I have a few asks of the Minister, not all of them legislative, some of them complementary to the legislation. The first is on fly-tipping, which has a huge cost for my constituency, in terms not only of the responsibility for landowners, who have this stuff visited upon them, but, increasingly, of the cost of putting in place gates and other infrastructure to try to prevent it. I hope we can see higher financial penalties and greater risk for the perpetrator, including the seizing of vehicles.

Trees stand at the intersection of what we are trying to do on climate change and on clean air, and the importance of the physical environment. I very much welcome the Bill’s provisions on street trees, but we can do so much more.
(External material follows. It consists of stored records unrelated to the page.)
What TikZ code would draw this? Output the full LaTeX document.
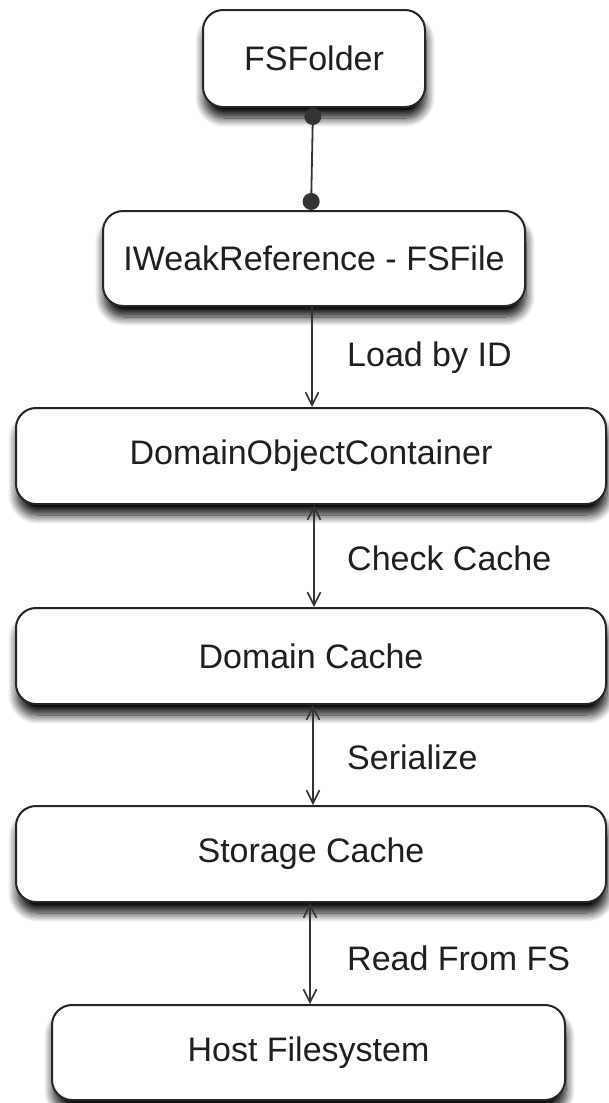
\documentclass[tikz,border=0pt]{standalone}
\usepackage{fontspec}
\setmainfont{Liberation Sans}
\usetikzlibrary{arrows.meta,shadows.blur}
\begin{document}
\begin{tikzpicture}[x=1pt,y=-1pt,
  box/.style={draw=black!85, line width=2pt, rounded corners=20pt, fill=white,
    inner sep=0pt, font=\fontsize{34}{40}\selectfont, text=black!88,
    blur shadow={shadow xshift=1pt, shadow yshift=-11pt, shadow blur radius=9pt, shadow opacity=95, shadow blur steps=12}},
  lbl/.style={font=\fontsize{34}{40}\selectfont, text=black!88, anchor=west, inner sep=0pt},
  conn/.style={draw=black!80, line width=1.8pt},
  tipb/.tip={Straight Barb[length=13pt,width=13pt,line width=1.6pt]},
  barb/.style={conn, tipb-tipb},
  onebarb/.style={conn, -tipb}
]
\useasboundingbox (0,0) rectangle (608,1103);
\node[box, minimum width=222pt, minimum height=97pt] (fs) at (314,58.5) {FSFolder};
\node[box, minimum width=422pt, minimum height=95pt] (iw) at (314,258.5) {IWeakReference - FSFile};
\node[box, minimum width=590pt, minimum height=96pt] (doc) at (311,456) {DomainObjectContainer};
\node[box, minimum width=590pt, minimum height=96pt] (dc) at (311,656) {Domain Cache};
\node[box, minimum width=590pt, minimum height=96pt] (sc) at (311,854) {Storage Cache};
\node[box, minimum width=513pt, minimum height=95pt] (hf) at (308.5,1052.5) {Host Filesystem};

\draw[conn, {Circle[length=17pt,width=17pt]}-{Circle[length=17pt,width=17pt]}]
  ([xshift=-1pt]fs.south) -- ([xshift=-3pt]iw.north);
\draw[onebarb] ([xshift=-2pt]iw.south) -- ([xshift=1pt]doc.north);
\draw[barb] ([xshift=3pt]doc.south) -- ([xshift=3pt]dc.north);
\draw[barb] ([xshift=2pt]dc.south) -- ([xshift=2pt]sc.north);
\draw[barb] ([xshift=-1pt]sc.south) -- ([xshift=-1pt]sc.south |- hf.north);

\node[lbl] (l1) at (347,358) {Load by ID};
\node[lbl] (l2) at (347,558) {Check Cache};
\node[lbl] (l3) at (347,757) {Serialize};
\node[lbl] (l4) at (347,958) {Read From FS};
\end{tikzpicture}
\end{document}
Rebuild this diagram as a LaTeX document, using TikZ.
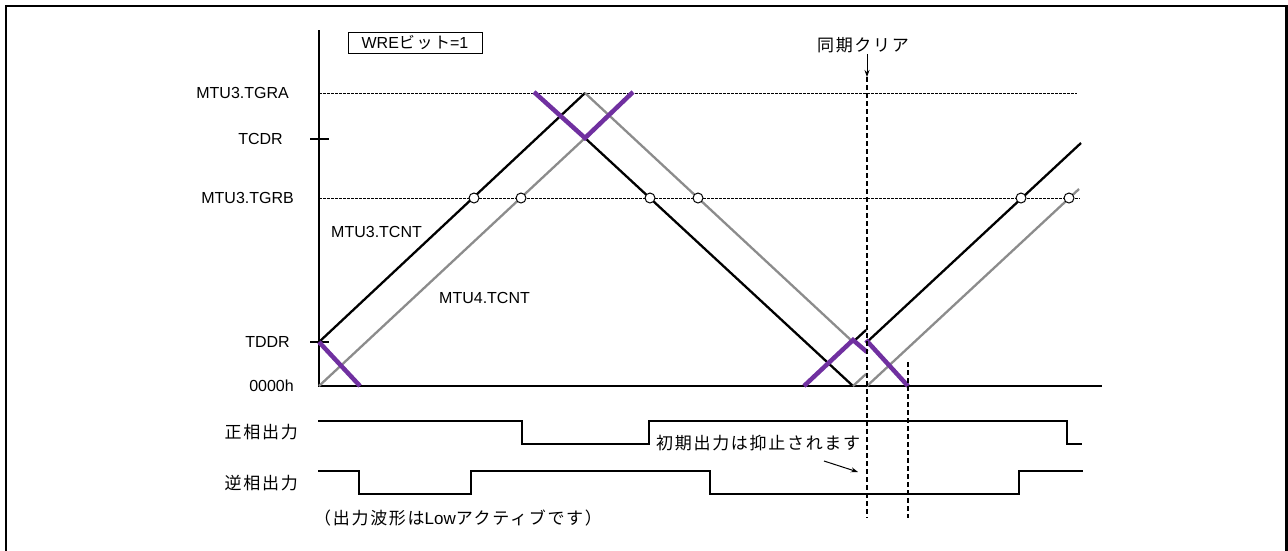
\documentclass[tikz,border=0pt]{standalone}
\usepackage{fontspec}
\setmainfont{Liberation Sans}
\newfontfamily\jp{Noto Sans CJK JP}[LetterSpace=10]
\usetikzlibrary{arrows.meta,positioning}
\definecolor{maskpurple}{HTML}{7030A0}
\definecolor{cntgray}{HTML}{8C8C8C}

\begin{document}
\begin{tikzpicture}[x=1pt,y=-1pt,
  cnt3/.style={line width=2.3pt, black},
  cnt4/.style={line width=2.3pt, cntgray},
  dead/.style={line width=4.5pt, maskpurple},
  lvl/.style={line width=0.9pt, dash pattern=on 2.5pt off 1.5pt},
  sync/.style={line width=1.2pt, dash pattern=on 5pt off 3pt},
  wave/.style={line width=2.5pt},
  hit/.style={circle, draw, fill=white, line width=1pt, inner sep=0pt, minimum size=10pt},
  lbl/.style={font=\fontsize{16}{19}\selectfont, inner sep=1pt},
  jlbl/.style={font=\fontsize{17}{20}\jp, inner sep=1pt}]
\useasboundingbox (0,0) rectangle (1288,550);
% frame
\draw[line width=2.5pt] (6,560) -- (6,6) -- (1286.5,6) -- (1286.5,560);

% axes and levels
\draw[line width=1.3pt] (319,30) -- (319,386) -- (1102,386);
\draw[line width=1.3pt] (310,139) -- (329,139);
\draw[line width=1.3pt] (310,342) -- (329,342);
\draw[lvl] (319,93) -- (1077,93);
\draw[lvl] (319,198) -- (1080,198);

\node[lbl, anchor=east] (tgra) at (290,93) {MTU3.TGRA};
\node[lbl, anchor=east] (tcdr) at (284,139) {TCDR};
\node[lbl, anchor=east] (tgrb) at (295,198) {MTU3.TGRB};
\node[lbl, anchor=east] (tddr) at (291,342) {TDDR};
\node[lbl, anchor=east] (zero) at (295,386) {0000h};

\node[lbl, draw, line width=1pt, minimum width=134pt, minimum height=21pt] (wre) at (415,42.5) {WRE{\jp\fontsize{16}{18}\selectfont ビット}=1};

% counters
\draw[cnt3] (319,342) -- (585,93);
\draw[cnt4] (319,386) -- (585,138);
\draw[cnt3] (585,138) -- (853,386);
\draw[cnt4] (585,93) -- (853,342);
\draw[cnt3] (853,342) -- (866,330);
\draw[cnt4] (853,386) -- (866,374);
\draw[cnt3] (867,342) -- (1081,143);
\draw[cnt4] (867,386) -- (1079,189);

\foreach \cx [count=\i] in {474,521,650,698,1021,1069}
  \node[hit] (cmp\i) at (\cx,198) {};

\node[lbl, anchor=west] (m3) at (330,232) {MTU3.TCNT};
\node[lbl, anchor=west] (m4) at (438,298) {MTU4.TCNT};

% dead time
\draw[dead] (319,342) -- (360,386);
\draw[dead] (534,92) -- (585,138) -- (633,92);
\draw[dead] (804,386) -- (853,340) -- (867,352);
\draw[dead] (866,340) -- (908,386);

% synchronous clear
\node[jlbl] (clr) at (863,45) {同期クリア};
\coordinate (clrtip) at (867,77);
\draw[line width=1pt, -{Stealth[length=7pt,width=5pt]}] ([xshift=4pt]clr.south) -- (clrtip);
\draw[sync] (clrtip) -- (867,518);
\draw[sync] (908,362) -- (908,518);

% outputs
\draw[wave] (318,421) -- (522,421) -- (522,444) -- (649,444) -- (649,421) -- (1067,421) -- (1067,444) -- (1082,444);
\draw[wave] (318,471) -- (359,471) -- (359,494) -- (471,494) -- (471,471) -- (710,471) -- (710,494) -- (1019,494) -- (1019,471) -- (1083,471);
\node[jlbl, anchor=east] (pos) at (299,432) {正相出力};
\node[jlbl, anchor=east] (neg) at (299,483) {逆相出力};
\node[jlbl, anchor=west] (lowact) at (313,518) {（出力波形は{\rmfamily Low}アクティブです）};
\node[jlbl, anchor=west] (supp) at (655,443) {初期出力は抑止されます};
\coordinate (suppfrom) at (824,461);
\coordinate (supptip) at (858,472);
\draw[line width=1pt, -{Stealth[length=7pt,width=5pt]}] (suppfrom) -- (supptip);
\end{tikzpicture}
\end{document}
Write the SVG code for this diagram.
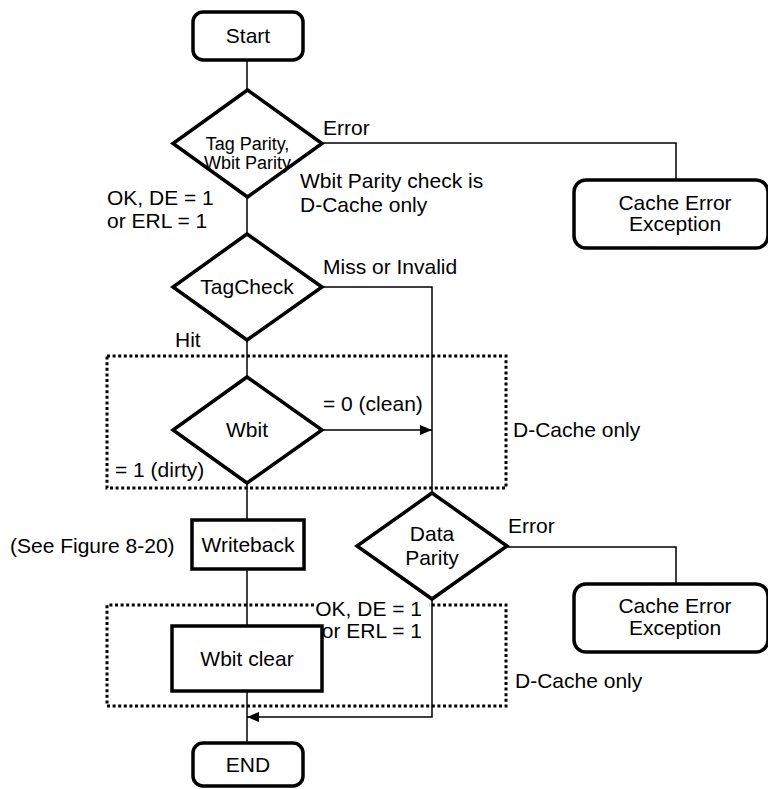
<svg xmlns="http://www.w3.org/2000/svg" width="768" height="789" viewBox="0 0 768 789">
<style>
  text { font-family: "Liberation Sans", Arial, sans-serif; font-size: 21px; fill: #000; }
  .c { text-anchor: middle; }
  .e { text-anchor: end; }
  .sm { font-size: 18px; }
  .term { fill: #fff; stroke: #000; stroke-width: 3.5; }
  .box { fill: #fff; stroke: #000; stroke-width: 3.5; }
  .dia { fill: #fff; stroke: #000; stroke-width: 3.5; stroke-linejoin: miter; }
  .conn { fill: none; stroke: #000; stroke-width: 1.5; }
  .dot { fill: none; stroke: #000; stroke-width: 3; stroke-dasharray: 3 2.6; }
</style>
<defs>
  <marker id="arr" markerWidth="12" markerHeight="10" refX="12" refY="5" orient="auto" markerUnits="userSpaceOnUse">
    <path d="M0,0 L12,5 L0,10 Z" fill="#000"/>
  </marker>
</defs>
<rect width="768" height="789" fill="#fff"/>

<g id="regions">
  <rect class="dot" x="107" y="356" width="399" height="132"/>
  <path class="dot" d="M314,605 L107,605 L107,706 L506,706 L506,605 L429,605"/>
  <text x="513" y="437">D-Cache only</text>
  <text x="515" y="688">D-Cache only</text>
</g>

<g id="connectors">
  <path class="conn" d="M247,60 V90"/>
  <path class="conn" d="M247,197 V234"/>
  <path class="conn" d="M322,143 H676 V180"/>
  <path class="conn" d="M322,287 H432 V493"/>
  <path class="conn" d="M247,340 V377"/>
  <path class="conn" d="M322,430 H432" marker-end="url(#arr)"/>
  <path class="conn" d="M247,483 V520"/>
  <path class="conn" d="M247,569 V626"/>
  <path class="conn" d="M247,691 V743"/>
  <path class="conn" d="M507,547 H676 V583"/>
  <path class="conn" d="M432,599 V717 H247" marker-end="url(#arr)"/>
  <text x="323" y="135">Error</text>
  <text x="300" y="188">Wbit Parity check is</text>
  <text x="300" y="212">D-Cache only</text>
  <text x="107" y="205">OK, DE = 1</text>
  <text x="107" y="228">or ERL = 1</text>
  <text x="323" y="274">Miss or Invalid</text>
  <text x="175" y="347">Hit</text>
  <text x="323" y="411">= 0 (clean)</text>
  <text x="115" y="477">= 1 (dirty)</text>
  <text x="10" y="553">(See Figure 8-20)</text>
  <text x="508" y="533">Error</text>
  <text class="e" x="422" y="616">OK, DE = 1</text>
  <text class="e" x="422" y="638">or ERL = 1</text>
</g>

<g id="start">
  <rect class="term" x="193" y="12" width="110" height="48" rx="10"/>
  <text class="c" x="248" y="43">Start</text>
</g>

<g id="parity">
  <polygon class="dia" points="247.5,90 322,143.5 247.5,197 173,143.5"/>
  <text class="c sm" x="247.5" y="150">Tag Parity,</text>
  <text class="c sm" x="247.5" y="169">Wbit Parity</text>
</g>

<g id="cache-error-1">
  <rect class="term" x="574" y="180" width="194" height="68" rx="12"/>
  <text class="c" x="675" y="210">Cache Error</text>
  <text class="c" x="675" y="231">Exception</text>
</g>

<g id="tagcheck">
  <polygon class="dia" points="247,234 322,287 247,340 173,287"/>
  <text class="c" x="247" y="294">TagCheck</text>
</g>

<g id="wbit">
  <polygon class="dia" points="247,377 322,430 247,483 173,430"/>
  <text class="c" x="247" y="437">Wbit</text>
</g>

<g id="writeback">
  <rect class="box" x="192" y="520" width="112" height="49"/>
  <text class="c" x="248" y="552">Writeback</text>
</g>

<g id="data-parity">
  <polygon class="dia" points="432,493 507,546 432,599 357,546"/>
  <text class="c" x="432" y="541">Data</text>
  <text class="c" x="432" y="565">Parity</text>
</g>

<g id="cache-error-2">
  <rect class="term" x="574" y="584" width="194" height="68" rx="12"/>
  <text class="c" x="675" y="613">Cache Error</text>
  <text class="c" x="675" y="635">Exception</text>
</g>

<g id="wbit-clear">
  <rect class="box" x="172" y="626" width="150" height="65"/>
  <text class="c" x="247" y="666">Wbit clear</text>
</g>

<g id="end">
  <rect class="term" x="193" y="743" width="110" height="43" rx="10"/>
  <text class="c" x="248" y="772">END</text>
</g>
</svg>
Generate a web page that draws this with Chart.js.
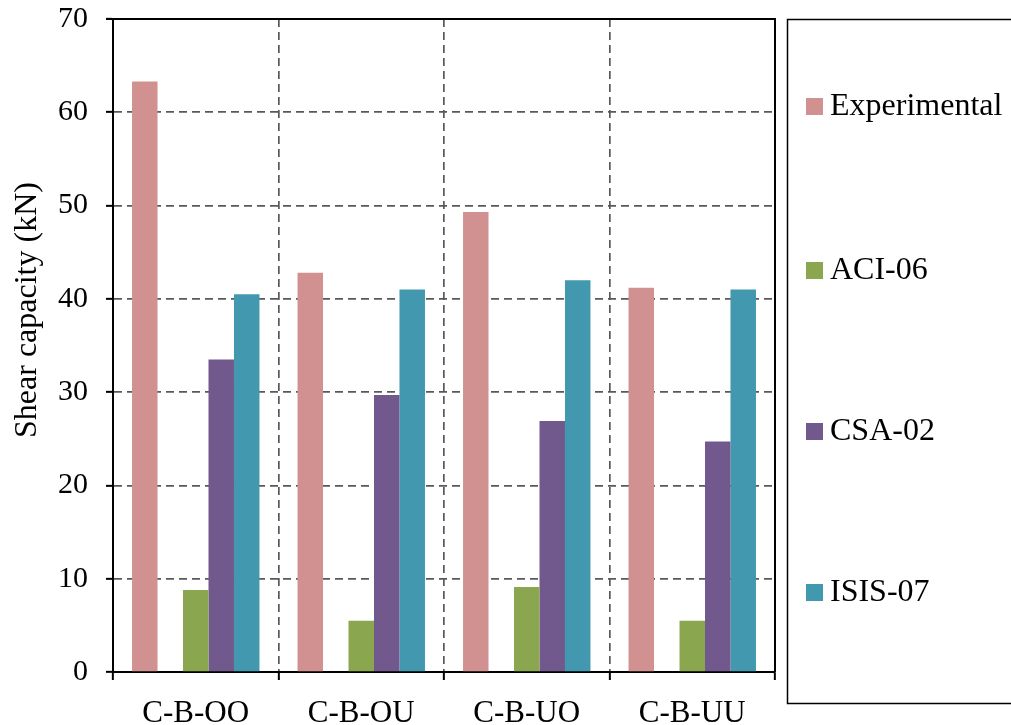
<!DOCTYPE html>
<html>
<head>
<meta charset="utf-8">
<script src="https://cdn.jsdelivr.net/npm/chart.js@4.4.1/dist/chart.umd.min.js"></script>
<style>
  html, body { margin: 0; padding: 0; background: #fff; }
  #wrap { width: 1011px; height: 725px; position: relative; }
</style>
</head>
<body>
<div id="wrap"><canvas id="c" width="1011" height="725"></canvas></div>
<script>
// Beam specimens and shear capacities (kN)
const specimens = ['C-B-OO', 'C-B-OU', 'C-B-UO', 'C-B-UU'];
const experimental = [63.3, 42.8, 49.3, 41.2];
const aci06 = [8.8, 5.5, 9.1, 5.5];
const csa02 = [33.5, 29.7, 26.9, 24.7];
const isis07 = [40.5, 41.0, 42.0, 41.0];
const yTicks = [0, 10, 20, 30, 40, 50, 60, 70];

const serif = '"Liberation Serif", "Times New Roman", serif';

// Frame on the top and right edges of the plot area
const frame = {
  id: 'frame',
  afterDraw(chart) {
    const { ctx, chartArea: a } = chart;
    ctx.save();
    ctx.strokeStyle = '#000';
    ctx.lineWidth = 2;
    ctx.beginPath();
    ctx.moveTo(a.left - 7, a.top);
    ctx.lineTo(a.right, a.top);
    ctx.lineTo(a.right, a.bottom);
    ctx.stroke();
    ctx.restore();
  }
};

// Vertical axis title
const yTitle = {
  id: 'yTitle',
  afterDraw(chart) {
    const { ctx } = chart;
    ctx.save();
    ctx.translate(28, 310);
    ctx.rotate(-Math.PI / 2);
    ctx.font = '32px ' + serif;
    ctx.fillStyle = '#000';
    ctx.textAlign = 'center';
    ctx.textBaseline = 'middle';
    ctx.fillText('Shear capacity (kN)', 0, 0);
    ctx.restore();
  }
};

// Boxed legend to the right of the plot
const boxLegend = {
  id: 'boxLegend',
  afterDraw(chart) {
    const { ctx } = chart;
    const items = chart.data.datasets.filter(d => d.label);
    const rows = [106, 270, 431, 592];
    ctx.save();
    ctx.strokeStyle = '#000';
    ctx.lineWidth = 1.5;
    ctx.strokeRect(787.5, 19.5, 240, 684);
    ctx.font = '32px ' + serif;
    ctx.textBaseline = 'middle';
    ctx.textAlign = 'left';
    items.forEach((d, i) => {
      ctx.fillStyle = d.backgroundColor;
      ctx.fillRect(806, rows[i] - 8, 17, 17);
      ctx.fillStyle = '#000';
      ctx.fillText(d.label, 830, rows[i] + 1);
    });
    ctx.restore();
  }
};

new Chart(document.getElementById('c'), {
  type: 'bar',
  data: {
    labels: specimens,
    datasets: [
      { label: 'Experimental', data: experimental, backgroundColor: '#d29191' },
      { label: '', data: specimens.map(() => null), backgroundColor: 'rgba(0,0,0,0)' },
      { label: 'ACI-06', data: aci06, backgroundColor: '#8aa64e' },
      { label: 'CSA-02', data: csa02, backgroundColor: '#72598d' },
      { label: 'ISIS-07', data: isis07, backgroundColor: '#4198af' }
    ]
  },
  options: {
    responsive: false,
    animation: false,
    devicePixelRatio: 1,
    layout: { padding: { top: 19, right: 236, left: 0, bottom: 0 } },
    datasets: { bar: { categoryPercentage: 0.77, barPercentage: 1.0 } },
    plugins: {
      legend: { display: false },
      tooltip: { enabled: false }
    },
    scales: {
      x: {
        offset: true,
        grid: {
          display: true,
          offset: true,
          color: '#595959',
          lineWidth: 1.7,
          drawTicks: true,
          tickLength: 8,
          tickColor: '#000',
          tickWidth: 2,
          tickBorderDash: []
        },
        border: { display: true, color: '#000', width: 2, dash: [8, 5] },
        ticks: {
          color: '#000',
          font: { family: serif, size: 31 },
          padding: 15,
          maxRotation: 0,
          autoSkip: false
        },
        afterFit(scale) {
          scale.height = 53;
          scale.paddingLeft = 0;
          scale.paddingRight = 0;
        }
      },
      y: {
        min: 0,
        max: 70,
        afterBuildTicks(scale) { scale.ticks = yTicks.map(v => ({ value: v })); },
        grid: {
          color: '#595959',
          lineWidth: 1.7,
          drawTicks: true,
          tickLength: 7,
          tickColor: '#000',
          tickWidth: 2,
          tickBorderDash: []
        },
        border: { display: true, color: '#000', width: 2, dash: [8, 5] },
        ticks: {
          color: '#000',
          font: { family: serif, size: 30 },
          padding: 18
        },
        afterFit(scale) {
          scale.width = 113;
          scale.paddingTop = 0;
          scale.paddingBottom = 0;
        }
      }
    }
  },
  plugins: [frame, yTitle, boxLegend]
});
</script>
</body>
</html>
My local council has committed, over time, to planting one tree for every resident in the district, and I wonder what incentives can be given to others.

On engine idling, I know that the Department for Transport is currently reviewing its guidance on enforcement, but what more can be done on public information to persuade people not to idle their engines, particularly outside schools.

On electric vehicles, I hope the Minister will continue to work strongly with the DFT, the Department for Business, Energy and Industrial Strategy and others to make sure that the improved performance of electric cars and the way the costs have come down are more widely understood.

I pay tribute to local groups doing practical work: those doing litter picks and sorting litter to help to educate the public; the schools in my constituency that provide recycling for crisp packets; the repair cafés we have seen across the country, and so on. I welcome the principles and so many aspects of this Bill: those on resource efficiency and recycling; the single-use provisions; the deposit return scheme and the measures on waste crime, those on biodiversity and net gain; those on tree cover; and those on the most fundamental, elemental things of all—water and the quality of the air we breathe. If given an opportunity to vote this evening, I will be proud to vote for the Bill.